Indiana’s state capitol building.
Even without Mike Pence as governor, Indiana is making questionable decisions when it comes to women’s health. On Monday, the House of Representatives approved a so-called “abortion reversal” bill 53 to 41. The bill requires Indiana doctors who perform medical abortions to tell their patients about a procedure that could “reverse” the process halfway through. “This is for those who take that first step and regret it,” Republican representative Peggy Mayfield, one of the bill’s co-authors, told the Indianapolis Star. “There is an alternative there. There is hope.”

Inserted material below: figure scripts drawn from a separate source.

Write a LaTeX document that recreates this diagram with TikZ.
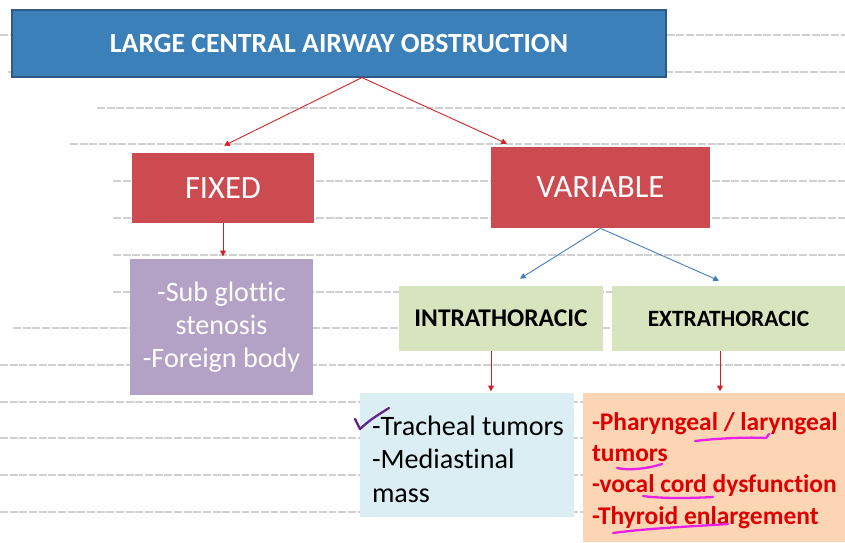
\documentclass[tikz,border=0pt]{standalone}
\usepackage{fontspec}
\setmainfont{Carlito}[Ligatures=NoCommon]
\usetikzlibrary{arrows.meta,positioning,calc}
\definecolor{headblue}{RGB}{60,128,186}
\definecolor{headedge}{RGB}{45,90,135}
\definecolor{kindred}{RGB}{203,75,80}
\definecolor{listpurple}{RGB}{180,161,198}
\definecolor{sitegreen}{RGB}{215,228,189}
\definecolor{listblue}{RGB}{218,238,243}
\definecolor{listorange}{RGB}{252,213,181}
\definecolor{inkred}{RGB}{222,0,0}
\definecolor{linkred}{RGB}{212,32,36}
\definecolor{linkblue}{RGB}{62,125,190}
\definecolor{penpurple}{RGB}{96,36,140}
\definecolor{penpink}{RGB}{232,32,232}
\definecolor{rulegrey}{RGB}{208,208,208}

\begin{document}
\begin{tikzpicture}[x=0.02cm, y=-0.02cm,
    box/.style={rectangle, inner sep=0pt, anchor=center},
    headbox/.style={box, fill=headblue, draw=headedge, line width=0.7pt,
                    minimum width=13.08cm, minimum height=1.34cm, text=white,
                    font=\fontsize{15.8}{18}\selectfont\bfseries},
    kindbox/.style={box, fill=kindred, text=white, font=\fontsize{18.5}{22}\selectfont},
    sitebox/.style={box, fill=sitegreen, minimum height=1.3cm},
    listtext/.style={inner sep=0pt, align=left, anchor=west},
    redlink/.style={draw=linkred, line width=0.5pt, -{Triangle[length=3.2pt,width=3.2pt]}},
    bluelink/.style={draw=linkblue, line width=0.5pt, -{Triangle[length=3.2pt,width=3.2pt]}},
    ruling/.style={rulegrey, line width=1pt, dash pattern=on 4.5pt off 1pt},
    penline/.style={line width=1.3pt, line cap=round, line join=round}
]
    \useasboundingbox (0,0) rectangle (845,542);

    % faint ruled lines behind the chart
    \foreach \y/\x in {35/0, 72/8, 108/97, 144/70, 181/113, 218/113, 255/113, 292/113,
                       328/13, 365/0, 402/0, 438/0, 475/0, 512/0}
        \draw[ruling] (\x,\y) -- (845,\y);

    \node[headbox] (head) at (339,43.5) {LARGE CENTRAL AIRWAY OBSTRUCTION};

    \node[kindbox, minimum width=3.64cm, minimum height=1.4cm] (fixed) at (223,188) {FIXED};
    \node[kindbox, minimum width=4.38cm, minimum height=1.62cm] (variable) at (600.5,187.5) {VARIABLE};

    \node[box, fill=listpurple, text=white, align=center, minimum width=3.66cm,
          minimum height=2.72cm, font=\fontsize{16}{18.8}\selectfont] (fixedlist) at (221.5,327)
          {-Sub glottic\\stenosis\\-Foreign body};

    \node[sitebox, minimum width=4.08cm, font=\fontsize{14.5}{17}\selectfont\bfseries] (intra) at (501,318.5) {INTRATHORACIC};
    \node[sitebox, minimum width=4.66cm, font=\fontsize{13.3}{16}\selectfont\bfseries] (extra) at (728.5,318.5) {EXTRATHORACIC};

    \node[box, fill=listblue, minimum width=4.28cm, minimum height=2.48cm] (intralist) at (467,455) {};
    \node[listtext, font=\fontsize{16}{19}\selectfont] (intraitems) at ($(intralist.west)+(12,4)$)
          {-Tracheal tumors\\-Mediastinal\\mass};
    \node[box, fill=listorange, minimum width=5.3cm, minimum height=2.98cm] (extralist) at (715.5,467.5) {};
    \node[listtext, text=inkred, font=\fontsize{14.5}{17.8}\selectfont\bfseries] (extraitems) at ($(extralist.west)+(9,3)$)
          {-Pharyngeal / laryngeal\\tumors\\-vocal cord dysfunction\\-Thyroid enlargement};

    \draw[redlink] ($(head.south)+(23,0)$) -- ($(fixed.north)+(1,-7)$);
    \draw[redlink] ($(head.south)+(23,0)$) -- ($(variable.north)+(-93.5,-3)$);
    \draw[redlink] (fixed.south) -- ($(fixed.south)+(0,33)$);

    \draw[bluelink] (variable.south) -- ($(intra.north)+(19,-7)$);
    \draw[bluelink] (variable.south) -- ($(extra.north)+(-9.5,-5)$);

    \draw[redlink] ($(intra.south)+(-10,0)$) -- ($(intra.south)+(-10,40)$);
    \draw[redlink] ($(extra.south)+(-8.5,0)$) -- ($(extra.south)+(-8.5,40)$);

    % pen marks
    \draw[penline, penpurple] (355,419) -- (360,429) .. controls (370,420) .. (389,408);
    \draw[penline, penpink] (695,441) .. controls (720,438) and (750,437) .. (766,438) -- (769,434);
    \draw[penline, penpink] (617,468) .. controls (630,471) and (650,468) .. (662,464);
    \draw[penline, penpink] (643,496) .. controls (665,499) and (695,498) .. (713,497);
    \draw[penline, penpink] (613,533) .. controls (650,528) and (700,526) .. (728,524);
\end{tikzpicture}
\end{document}
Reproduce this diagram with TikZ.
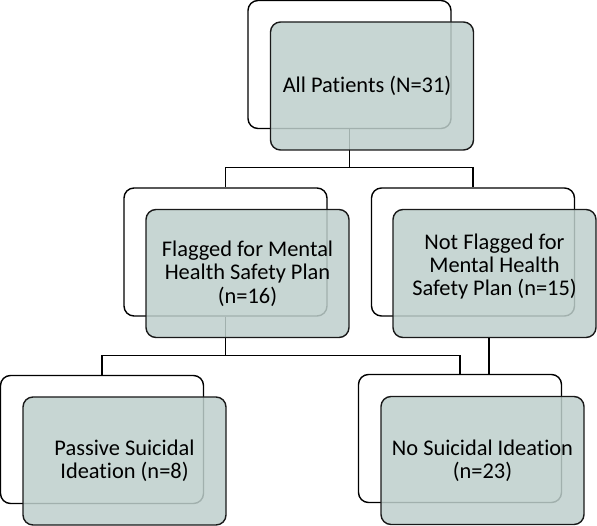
\documentclass[tikz,border=0pt]{standalone}
\usepackage{fontspec}
\setmainfont{Carlito}[Ligatures=NoCommon]
\usetikzlibrary{calc}
\definecolor{frontfill}{RGB}{190,207,204}
\definecolor{edge}{RGB}{25,25,25}
\tikzset{
  backbox/.style={draw=black, line width=1.4pt, fill=white, rounded corners=10pt,
    minimum width=203pt, minimum height=128pt, inner sep=0pt},
  frontbox/.style={draw=edge, line width=1.4pt, fill=frontfill, fill opacity=0.85, draw opacity=1,
    rounded corners=10pt, minimum width=203pt, minimum height=128pt, inner sep=0pt},
  label/.style={align=center, font=\fontsize{22.4}{23.3}\selectfont, text=black, inner sep=0pt},
  conn/.style={draw=black, line width=1.4pt}
}
\begin{document}
\begin{tikzpicture}[x=1pt,y=1pt]
\useasboundingbox (0,0) rectangle (597,-526);
% back boxes
\node[backbox] (tb) at (349.5,-64.5) {};
\node[backbox] (lb) at (225.5,-252) {};
\node[backbox] (rb) at (473,-252) {};
\node[backbox] (blb) at (102,-439.5) {};
\node[backbox] (brb) at (460,-438.5) {};
% connectors
\draw[conn] (tb.south) |- ($(lb.north)+(0,20)$) -- (lb.north);
\draw[conn] (tb.south) |- ($(rb.north)+(0,20)$) -- (rb.north);
\draw[conn] (lb.south) |- ($(blb.north)+(0,19)$) -- (blb.north);
\draw[conn] (lb.south) |- ($(brb.north)+(0,18)$) -- (brb.north);
% front boxes
\node[frontbox] (tf) at (372,-86) {};
\node[frontbox] (lf) at (247.5,-273.5) {};
\node[frontbox] (rf) at (494.5,-273.5) {};
\node[frontbox] (blf) at (124.5,-461) {};
\node[frontbox] (brf) at (482.5,-460.5) {};
\coordinate (rfout) at ([xshift=-5.5pt]rf.south);
\draw[conn] (rfout) -- (rfout |- brb.north);
% texts
\node[label] (tt) at ($(tf.center)+(-5,0)$) {All Patients (N=31)};
\node[label] (lt) at (lf.center) {Flagged for Mental\\Health Safety Plan\\(n=16)};
\node[label] (rt) at ($(rf.center)+(0,7)$) {Not Flagged for\\Mental Health\\Safety Plan (n=15)};
\node[label] (blt) at (blf.center) {Passive Suicidal\\Ideation (n=8)};
\node[label] (brt) at (brf.center) {No Suicidal Ideation\\(n=23)};
\end{tikzpicture}
\end{document}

To perform a medical abortion, a doctor gives a patient two pills. The first blocks the hormone progesterone, which helps the uterus sustain a fertilized egg. The second, taken days later, induces cramping and bleeding. Some doctors claim the process can be “reversed” by injecting a woman with progesterone before she takes the second pill. But, as the Washington Post points out, there’s almost no scientific evidence to back up that claim.
“It’s really concerning that legislatures are passing laws interfering in the doctor-patient relationship and forcing them to tell women about an experimental therapy that is unproven,” Dr. Daniel Grossman, a professor at University of California, San Francisco, told the Associated Press. Indiana democrat Linda Lawson was even more blunt: “This bill seeks to dictate medical practice based on junk science,” she said.
Indiana isn’t the only state considering a reversal bill — similar bills are on the table in North Carolina and Utah, and a proposal in Colorado’s Democratic-led House was killed in committee earlier this month.
But whether or not the procedure works — and whether it puts women’s lives at risk — seems to be beside the point to Republicans, who are seeking to put as many obstacles as possible in the path of women seeking abortions. “We’re just saying you have the right to try,” Republican representative Ben Smaltz told the Star. “We’re not saying it’s going to work.”